In perhaps the most brazen act of his piratical career, Blackbeard blockaded the port of Charleston for nearly a week. The pirates seized several ships attempting to enter or leave the port and detained the crew and passengers of one ship, the Crowley, as prisoners. As ransom for the hostages, Blackbeard demanded that the pirates be given a chest of medicine. The medicines eventually delivered, the captives were released, and the pirates continued their journey up the coast.8

Soon after leaving Charleston, Blackbeard’s fleet attempted to enter Old Topsail Inlet in North Carolina, now known as Beaufort Inlet. During that attempt, Queen Anne’s Revenge and the sloop Adventure grounded on the ocean bar and were abandoned. Research by David Moore, and others, has uncovered two eyewitness accounts that shed light on where the two pirate vessels were lost. According to a deposition given by David Herriot, the former captain of Adventure, “the said Thatch’s ship Queen Anne’s Revenge run a-ground off of the Bar of Topsail-Inlet.” Herriot further states that Adventure “run a-ground likewise about Gun-shot from the said Thatch”. Captain Ellis Brand of the HMS Lyme provided additional insight as to where the two ships were lost in a letter (12 July, 1718) to the Lords of Admiralty. In that letter Brand stated that: “On the 10th of June or thereabouts a large pyrate Ship of forty Guns with three Sloops in her company came upon the coast of North carolina ware they endeavour’d To goe in to a harbour, call’d Topsail Inlett, the Ship Stuck upon the barr att the entrance of the harbour and is lost; as is one of the sloops.”

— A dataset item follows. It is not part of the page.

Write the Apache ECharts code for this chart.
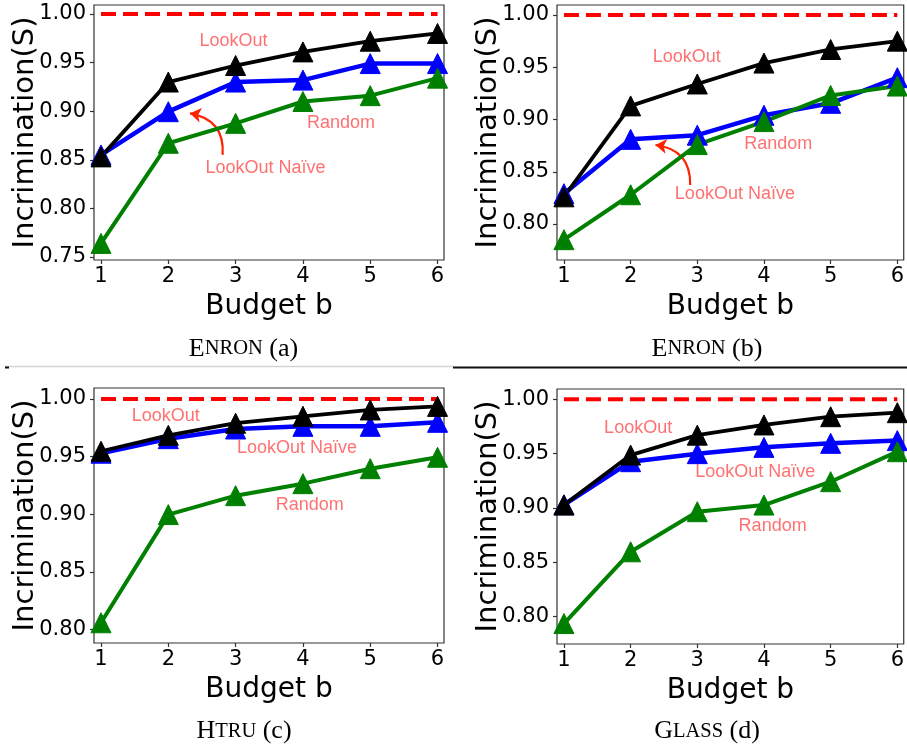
<!DOCTYPE html>
<html>
<head>
<meta charset="utf-8">
<script src="https://cdn.jsdelivr.net/npm/echarts@6/dist/echarts.min.js"></script>
<style>
html,body{margin:0;padding:0;background:#fff;}
#chart{width:907px;height:747px;}
</style>
</head>
<body>
<div id="chart"></div>
<script>
// ---- Data ----
const budgets = [1, 2, 3, 4, 5, 6];
const perfectScore = 1.0;

const lookoutA = [0.853, 0.930, 0.947, 0.961, 0.972, 0.980];
const naiveA   = [0.855, 0.8995, 0.930, 0.932, 0.949, 0.949];
const randomA  = [0.764, 0.867, 0.8875, 0.910, 0.916, 0.934];

const lookoutB = [0.826, 0.913, 0.934, 0.954, 0.967, 0.975];
const naiveB   = [0.829, 0.881, 0.885, 0.904, 0.9155, 0.940];
const randomB  = [0.785, 0.828, 0.876, 0.898, 0.923, 0.932];

const lookoutC = [0.9547, 0.9685, 0.979, 0.985, 0.9905, 0.9936];
const naiveC   = [0.953, 0.9656, 0.974, 0.9763, 0.9763, 0.9798];
const randomC  = [0.806, 0.8998, 0.9162, 0.9266, 0.9396, 0.9495];

const lookoutD = [0.9027, 0.9487, 0.967, 0.9764, 0.984, 0.9877];
const naiveD   = [0.903, 0.9426, 0.950, 0.9558, 0.9595, 0.962];
const randomD  = [0.7937, 0.8597, 0.8966, 0.9027, 0.9242, 0.9518];

const yTicksA = [0.75, 0.80, 0.85, 0.90, 0.95, 1.00];
const yTicksB = [0.80, 0.85, 0.90, 0.95, 1.00];
const yTicksC = [0.80, 0.85, 0.90, 0.95, 1.00];
const yTicksD = [0.80, 0.85, 0.90, 0.95, 1.00];

const captionNames = ['ENRON', 'ENRON', 'HTRU', 'GLASS'];
const captionTags  = ['(a)', '(b)', '(c)', '(d)'];

// annotation positions in data coordinates [x, y]
const lookoutLabelPos = [[2.968, 0.9725], [2.842, 0.9595], [1.962, 0.9849], [2.113, 0.9733]];
const naiveLabelPos   = [[3.443, 0.8413], [3.564, 0.8287], [3.911, 0.9572], [3.869, 0.9328]];
const randomLabelPos  = [[4.565, 0.8876], [4.214, 0.8766], [4.100, 0.9078], [4.130, 0.8836]];
const arrowA = [[2.807, 0.855], [2.322, 0.8978]];
const arrowB = [[2.894, 0.8373], [2.373, 0.8756]];

// ---- Layout ----
const panels = [
  {left: 94,  top: 5,   yMin: 0.7469, yMax: 1.00926, ticks: yTicksA, lo: lookoutA, nv: naiveA, rd: randomA},
  {left: 557, top: 5,   yMin: 0.76555, yMax: 1.00957, ticks: yTicksB, lo: lookoutB, nv: naiveB, rd: randomB},
  {left: 94,  top: 388, yMin: 0.78847, yMax: 1.00954, ticks: yTicksC, lo: lookoutC, nv: naiveC, rd: randomC},
  {left: 557, top: 389, yMin: 0.77489, yMax: 1.00948, ticks: yTicksD, lo: lookoutD, nv: naiveD, rd: randomD}
];
const gridW = 350, gridH = 255;
const axisFont = 'DejaVu Sans';
const annColor = '#ff4d4d';

const grids = [], xAxes = [], yAxes = [], series = [];
panels.forEach((p, i) => {
  grids.push({left: p.left, top: p.top, width: gridW, height: gridH,
    show: true, borderColor: '#333', borderWidth: 1.2, backgroundColor: 'transparent'});
  xAxes.push({type: 'value', gridIndex: i, min: 0.896, max: 6.096,
    name: 'Budget b', nameLocation: 'middle', nameGap: 33, nameMoveOverlap: false,
    nameTextStyle: {fontFamily: axisFont, fontSize: 28, color: '#000'},
    axisLine: {show: false}, splitLine: {show: false},
    axisTick: {show: true, length: 4, customValues: budgets, lineStyle: {color: '#333', width: 1.2}},
    axisLabel: {customValues: budgets, margin: 6, fontFamily: axisFont, fontSize: 21, color: '#000'}});
  yAxes.push({type: 'value', gridIndex: i, min: p.yMin, max: p.yMax,
    name: 'Incrimination(S)', nameLocation: 'middle', nameGap: 54, nameMoveOverlap: false,
    nameTextStyle: {fontFamily: axisFont, fontSize: 29, color: '#000'},
    axisLine: {show: false}, splitLine: {show: false},
    axisTick: {show: true, length: 4, customValues: p.ticks, lineStyle: {color: '#333', width: 1.2}},
    axisLabel: {customValues: p.ticks, margin: 8, fontFamily: axisFont, fontSize: 21, color: '#000',
      formatter: v => v.toFixed(2)}});

  series.push({type: 'line', xAxisIndex: i, yAxisIndex: i, symbol: 'none', silent: true,
    data: [[budgets[0], perfectScore], [budgets[budgets.length - 1], perfectScore]],
    lineStyle: {color: '#ff0000', width: 4, type: [15, 7]}});

  const mk = (vals, color, w) => ({type: 'line', xAxisIndex: i, yAxisIndex: i, silent: true,
    data: budgets.map((b, k) => [b, vals[k]]),
    symbol: 'triangle', symbolSize: 20, showAllSymbol: true,
    itemStyle: {color: color, borderColor: color, borderWidth: 1},
    lineStyle: {color: color, width: w}});
  series.push(mk(p.nv, '#0000ff', 4.5));
  series.push(mk(p.rd, '#008000', 4));
  series.push(mk(p.lo, '#000000', 3.8));

  const lab = (pos, text) => ({value: pos, label: {formatter: text}});
  series.push({type: 'scatter', xAxisIndex: i, yAxisIndex: i, silent: true, symbolSize: 1,
    itemStyle: {color: 'rgba(0,0,0,0)'},
    label: {show: true, position: 'inside', color: annColor, fontSize: 18, fontFamily: 'Liberation Sans'},
    data: [lab(lookoutLabelPos[i], 'LookOut'), lab(naiveLabelPos[i], 'LookOut Naïve'), lab(randomLabelPos[i], 'Random')]});
});

[arrowA, arrowB].forEach((arr, i) => {
  series.push({type: 'lines', coordinateSystem: 'cartesian2d', xAxisIndex: i, yAxisIndex: i, silent: true,
    symbol: ['none', 'arrow'], symbolSize: 11,
    lineStyle: {color: '#ff2200', width: 2.2, curveness: -0.45, opacity: 1},
    data: [{coords: arr}]});
});

const captionPos = [[243.5, 349], [707, 349], [244, 731.5], [707, 731.5]];
const graphics = captionNames.map((n, i) => ({
  type: 'text', x: captionPos[i][0], y: captionPos[i][1],
  style: {
    text: '{b|' + n[0] + '}{s|' + n.slice(1) + '}{b| ' + captionTags[i] + '}',
    align: 'center', verticalAlign: 'middle',
    rich: {
      b: {fontFamily: 'Liberation Serif', fontSize: 26, fill: '#000'},
      s: {fontFamily: 'Liberation Serif', fontSize: 20.5, fill: '#000'}
    }
  }
}));
graphics.push({type: 'line', shape: {x1: 5, y1: 366.5, x2: 453, y2: 366.5}, style: {stroke: '#d4d4d4', lineWidth: 1.5}});
graphics.push({type: 'line', shape: {x1: 453, y1: 367.5, x2: 907, y2: 367.5}, style: {stroke: '#111', lineWidth: 2}});
graphics.push({type: 'line', shape: {x1: 5, y1: 367.5, x2: 9, y2: 367.5}, style: {stroke: '#111', lineWidth: 2}});

const chart = echarts.init(document.getElementById('chart'), null, {renderer: 'canvas'});
chart.setOption({
  animation: false,
  backgroundColor: '#fff',
  grid: grids, xAxis: xAxes, yAxis: yAxes, series: series, graphic: graphics
});
</script>
</body>
</html>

In his deposition, Herriot claims that Blackbeard intentionally grounded Queen Anne’s Revenge and Adventure in order to break up the company, which by this time had grown to over 300 pirates. Intentional or not, that is what happened as Blackbeard marooned some pirates and left Beaufort with a hand picked crew and most of the valuable plunder.

Blackbeard’s piratical career ended six months later at Ocracoke Inlet on the North Carolina coast. There he encountered an armed contingent sent by Virginia Governor Alexander Spotswood and led by Royal Navy Lieutenant Robert Maynard. In a desperate battle aboard Maynard’s sloop, Blackbeard and a number of his fellow pirates were killed. Maynard returned to Virginia with the surviving pirates and the grim trophy of Blackbeard’s severed head hanging from the sloop’s bowsprit.